Extend lowering to support POT-indirect address computation.
All calls between different bins (executable segments) must be lowered using
page offset table (POT) indirect address computation when pagerando is
enabled. This patch adds support to ARMISelLowering to support this
indirection. The ARMPagerandoOptimizer pass then optimizes intra-bin calls back
to direct calls, since references within the same bin are guaranteeed to have a
fixed PC-relative offset.
For example, the direct call to foo:
BL <ga:@foo>
will be selected as the following, assuming foo is placed in a randomly located
bin:
cp#0: foo(potoff) cp#1: foo(binoff) %foo_potoff = LDRi12 <cp#0>, 0 %foo_bin_addr = LDRrs %R9, %vreg1 %foo_binoff = LDRi12 <cp#1>, 0 %foo_addr = ADDrr %vreg2, %vreg3 BLX %foo_addr
Constant pool entry #0 is the offset into the POT table of the bin containing
foo, and entry #1 is the relative offset of foo from the beginning of that bin.

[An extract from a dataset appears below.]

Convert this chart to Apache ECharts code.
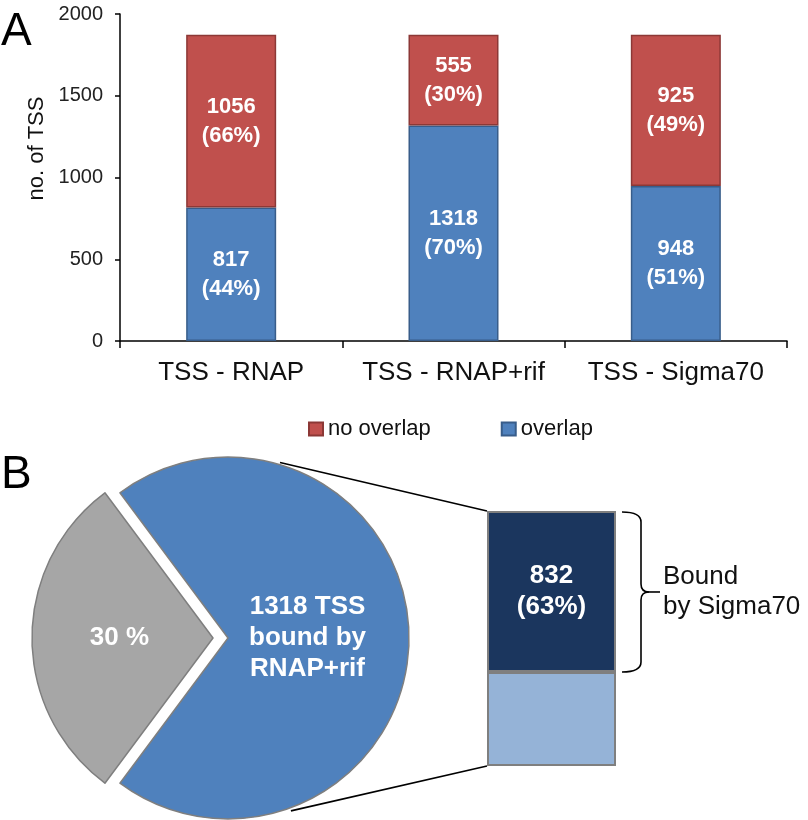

Together these constant pool entries allow us to index the POT and add an offset
to compute the dynamic address of foo.
Inside pagerando bins, global addresses not in the GOT are computed with
approximately the following instruction sequence:
cp#0: global(gotoff) %got_addr = LDRi12 %R9, 0 %got_off_global = LDRi12 <cp#0>, 0 %global_addr = ADDrr %got_addr, %got_off_global
This sequence loads the address of the GOT into %got_addr from the first POT
entry. The constant pool entry containing the GOT-relative offset of @global is
then added to %got_addr to compute the dynamic address of @global. After this
sequence, %global_addr contains the dynamic address of @global.
Global addresses found in the GOT are loaded in the conventional way (using a
got_brel relocation on a constant pool entry), once the GOT address is loaded
from the first POT entry.
This patch set (D37580, D37581, D37582, D37583, D37584, D37585, D37586, D37587)
is a first draft of the pagerando implementation described in
http://lists.llvm.org/pipermail/llvm-dev/2017-June/113794.html.
What happens if LTO is not used? Is it just that only the current module gets put into bins and the rest isn't which is sub-optimal but correct or is it fatal? If it is fatal is there any way of asserting that LTO is required, if not then can the comment be expanded?